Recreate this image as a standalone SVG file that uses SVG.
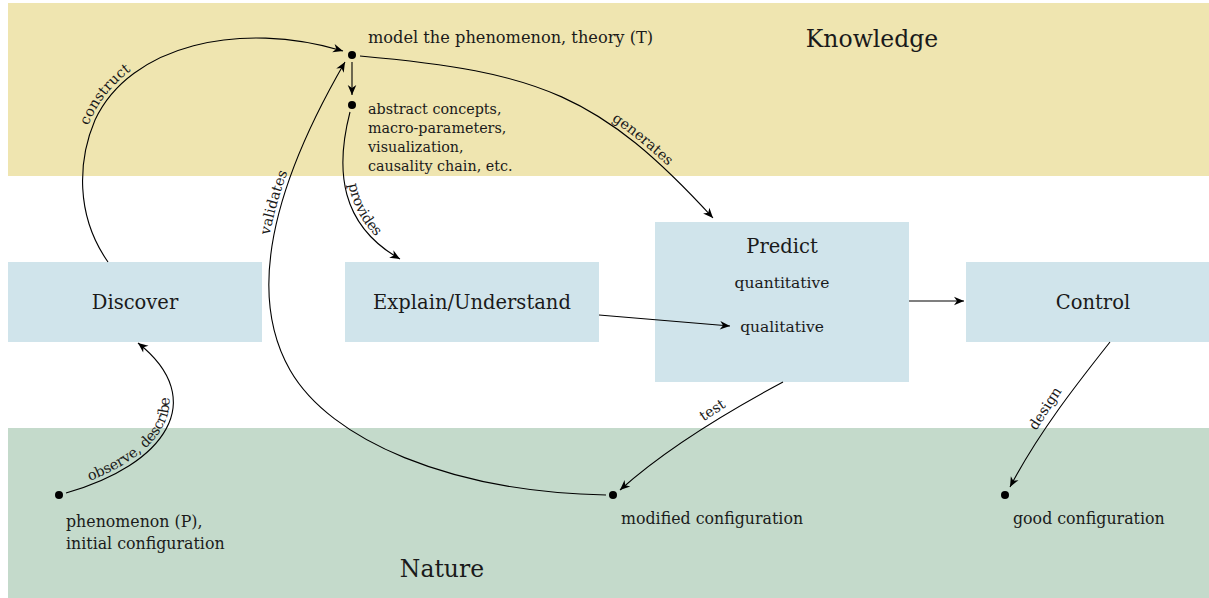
<svg xmlns="http://www.w3.org/2000/svg" width="1209" height="598" viewBox="0 0 1209 598">
<style>
.band-k{fill:#efe5b0}
.band-n{fill:#c4dacb}
.box{fill:#d0e4eb}
text{font-family:"DejaVu Serif","Liberation Serif",serif;fill:#1a1a1a}
.big{font-size:23.5px}
.node{font-size:19.5px}
.sub{font-size:15.5px}
.sm{font-size:15.8px}
.model{font-size:16.2px}
.ab{font-size:14.3px}
.el{font-size:14.3px}
.edge{fill:none;stroke:#000;stroke-width:1.1}
.dot{fill:#000}
</style>
<defs>
<marker id="ah" viewBox="-11 -5 12 10" markerWidth="12" markerHeight="10" refX="0" refY="0" orient="auto" markerUnits="userSpaceOnUse">
<path d="M0,0 L-10,-4.3 L-7,0 L-10,4.3 Z" fill="#000"/>
</marker>
</defs>
<g id="bands">
<rect class="band-k" x="8" y="3" width="1201" height="173"/>
<rect class="band-n" x="8" y="428" width="1201" height="170"/>
<text class="big" x="872" y="47" text-anchor="middle">Knowledge</text>
<text class="big" x="442" y="577" text-anchor="middle">Nature</text>
</g>
<g id="discover">
<rect class="box" x="8" y="262" width="254" height="80"/>
<text class="node" x="135" y="309" text-anchor="middle">Discover</text>
</g>
<g id="explain">
<rect class="box" x="345" y="262" width="254" height="80"/>
<text class="node" x="472" y="309" text-anchor="middle">Explain/Understand</text>
</g>
<g id="predict">
<rect class="box" x="655" y="222" width="254" height="160"/>
<text class="node" x="782" y="253" text-anchor="middle">Predict</text>
<text class="sub" x="782" y="288" text-anchor="middle">quantitative</text>
<text class="sub" x="782" y="332" text-anchor="middle">qualitative</text>
</g>
<g id="control">
<rect class="box" x="966" y="262" width="243" height="80"/>
<text class="node" x="1093" y="309" text-anchor="middle">Control</text>
</g>
<g id="theory">
<circle class="dot" cx="352" cy="55" r="4"/>
<text class="model" x="368" y="43">model the phenomenon, theory (T)</text>
</g>
<g id="abstract">
<circle class="dot" cx="352" cy="105" r="4"/>
<text class="ab" x="368" y="114">abstract concepts,</text>
<text class="ab" x="368" y="133">macro-parameters,</text>
<text class="ab" x="368" y="152">visualization,</text>
<text class="ab" x="368" y="171">causality chain, etc.</text>
</g>
<g id="phenomenon">
<circle class="dot" cx="59" cy="495" r="4"/>
<text class="sm" x="66" y="527">phenomenon (P),</text>
<text class="sm" x="66" y="549">initial configuration</text>
</g>
<g id="modified">
<circle class="dot" cx="613" cy="495" r="4"/>
<text class="sm" x="621" y="524">modified configuration</text>
</g>
<g id="good">
<circle class="dot" cx="1005" cy="495" r="4"/>
<text class="sm" x="1013" y="524">good configuration</text>
</g>
<g id="connectors">
<path id="p-construct" class="edge" d="M108,262 C75,215 78,160 95,120 C130,45 240,20 343,51" marker-end="url(#ah)"/>
<path class="edge" d="M352,62 L352,95" marker-end="url(#ah)"/>
<path id="p-validates" class="edge" d="M606,495 C450,492 330,440 290,370 C250,300 265,200 345,62" marker-end="url(#ah)"/>
<path id="p-provides" class="edge" d="M350,112 C335,170 340,225 400,259" marker-end="url(#ah)"/>
<path id="p-generates" class="edge" d="M360,56 C540,72 600,95 713,218" marker-end="url(#ah)"/>
<path class="edge" d="M599,315 L730,326" marker-end="url(#ah)"/>
<path class="edge" d="M909,301 L964,301" marker-end="url(#ah)"/>
<path class="edge" d="M783,382 C740,405 670,445 620,490" marker-end="url(#ah)"/>
<path class="edge" d="M1110,342 C1080,380 1040,430 1010,487" marker-end="url(#ah)"/>
<path id="p-observe" class="edge" d="M66,493 C165,465 210,400 138,343" marker-end="url(#ah)"/>
<text class="el" dy="-4"><textPath href="#p-construct" startOffset="41%" text-anchor="middle">construct</textPath></text>
<text class="el" dy="-4"><textPath href="#p-validates" startOffset="77%" text-anchor="middle">validates</textPath></text>
<text class="el" dy="-4"><textPath href="#p-provides" startOffset="62%" text-anchor="middle">provides</textPath></text>
<text class="el" dy="-4"><textPath href="#p-generates" startOffset="74%" text-anchor="middle">generates</textPath></text>
<text class="el" dy="-4"><textPath href="#p-observe" startOffset="41%" text-anchor="middle">observe, describe</textPath></text>
<text class="el" x="715" y="414" text-anchor="middle" transform="rotate(-33 715 414)">test</text>
<text class="el" x="1049" y="411" text-anchor="middle" transform="rotate(-57 1049 411)">design</text>
</g>
</svg>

******************************

**PROBLEM REQUIREMENTS**
Transcribe all of the material exactly, leaving out whatever pictures it contains.

**TASK RESULT**
Recreate this image as a standalone SVG file that uses SVG.
<svg xmlns="http://www.w3.org/2000/svg" width="1209" height="598" viewBox="0 0 1209 598">
<style>
.band-k{fill:#efe5b0}
.band-n{fill:#c4dacb}
.box{fill:#d0e4eb}
text{font-family:"DejaVu Serif","Liberation Serif",serif;fill:#1a1a1a}
.big{font-size:23.5px}
.node{font-size:19.5px}
.sub{font-size:15.5px}
.sm{font-size:15.8px}
.model{font-size:16.2px}
.ab{font-size:14.3px}
.el{font-size:14.3px}
.edge{fill:none;stroke:#000;stroke-width:1.1}
.dot{fill:#000}
</style>
<defs>
<marker id="ah" viewBox="-11 -5 12 10" markerWidth="12" markerHeight="10" refX="0" refY="0" orient="auto" markerUnits="userSpaceOnUse">
<path d="M0,0 L-10,-4.3 L-7,0 L-10,4.3 Z" fill="#000"/>
</marker>
</defs>
<g id="bands">
<rect class="band-k" x="8" y="3" width="1201" height="173"/>
<rect class="band-n" x="8" y="428" width="1201" height="170"/>
<text class="big" x="872" y="47" text-anchor="middle">Knowledge</text>
<text class="big" x="442" y="577" text-anchor="middle">Nature</text>
</g>
<g id="discover">
<rect class="box" x="8" y="262" width="254" height="80"/>
<text class="node" x="135" y="309" text-anchor="middle">Discover</text>
</g>
<g id="explain">
<rect class="box" x="345" y="262" width="254" height="80"/>
<text class="node" x="472" y="309" text-anchor="middle">Explain/Understand</text>
</g>
<g id="predict">
<rect class="box" x="655" y="222" width="254" height="160"/>
<text class="node" x="782" y="253" text-anchor="middle">Predict</text>
<text class="sub" x="782" y="288" text-anchor="middle">quantitative</text>
<text class="sub" x="782" y="332" text-anchor="middle">qualitative</text>
</g>
<g id="control">
<rect class="box" x="966" y="262" width="243" height="80"/>
<text class="node" x="1093" y="309" text-anchor="middle">Control</text>
</g>
<g id="theory">
<circle class="dot" cx="352" cy="55" r="4"/>
<text class="model" x="368" y="43">model the phenomenon, theory (T)</text>
</g>
<g id="abstract">
<circle class="dot" cx="352" cy="105" r="4"/>
<text class="ab" x="368" y="114">abstract concepts,</text>
<text class="ab" x="368" y="133">macro-parameters,</text>
<text class="ab" x="368" y="152">visualization,</text>
<text class="ab" x="368" y="171">causality chain, etc.</text>
</g>
<g id="phenomenon">
<circle class="dot" cx="59" cy="495" r="4"/>
<text class="sm" x="66" y="527">phenomenon (P),</text>
<text class="sm" x="66" y="549">initial configuration</text>
</g>
<g id="modified">
<circle class="dot" cx="613" cy="495" r="4"/>
<text class="sm" x="621" y="524">modified configuration</text>
</g>
<g id="good">
<circle class="dot" cx="1005" cy="495" r="4"/>
<text class="sm" x="1013" y="524">good configuration</text>
</g>
<g id="connectors">
<path id="p-construct" class="edge" d="M108,262 C75,215 78,160 95,120 C130,45 240,20 343,51" marker-end="url(#ah)"/>
<path class="edge" d="M352,62 L352,95" marker-end="url(#ah)"/>
<path id="p-validates" class="edge" d="M606,495 C450,492 330,440 290,370 C250,300 265,200 345,62" marker-end="url(#ah)"/>
<path id="p-provides" class="edge" d="M350,112 C335,170 340,225 400,259" marker-end="url(#ah)"/>
<path id="p-generates" class="edge" d="M360,56 C540,72 600,95 713,218" marker-end="url(#ah)"/>
<path class="edge" d="M599,315 L730,326" marker-end="url(#ah)"/>
<path class="edge" d="M909,301 L964,301" marker-end="url(#ah)"/>
<path class="edge" d="M783,382 C740,405 670,445 620,490" marker-end="url(#ah)"/>
<path class="edge" d="M1110,342 C1080,380 1040,430 1010,487" marker-end="url(#ah)"/>
<path id="p-observe" class="edge" d="M66,493 C165,465 210,400 138,343" marker-end="url(#ah)"/>
<text class="el" dy="-4"><textPath href="#p-construct" startOffset="41%" text-anchor="middle">construct</textPath></text>
<text class="el" dy="-4"><textPath href="#p-validates" startOffset="77%" text-anchor="middle">validates</textPath></text>
<text class="el" dy="-4"><textPath href="#p-provides" startOffset="62%" text-anchor="middle">provides</textPath></text>
<text class="el" dy="-4"><textPath href="#p-generates" startOffset="74%" text-anchor="middle">generates</textPath></text>
<text class="el" dy="-4"><textPath href="#p-observe" startOffset="41%" text-anchor="middle">observe, describe</textPath></text>
<text class="el" x="715" y="414" text-anchor="middle" transform="rotate(-33 715 414)">test</text>
<text class="el" x="1049" y="411" text-anchor="middle" transform="rotate(-57 1049 411)">design</text>
</g>
</svg>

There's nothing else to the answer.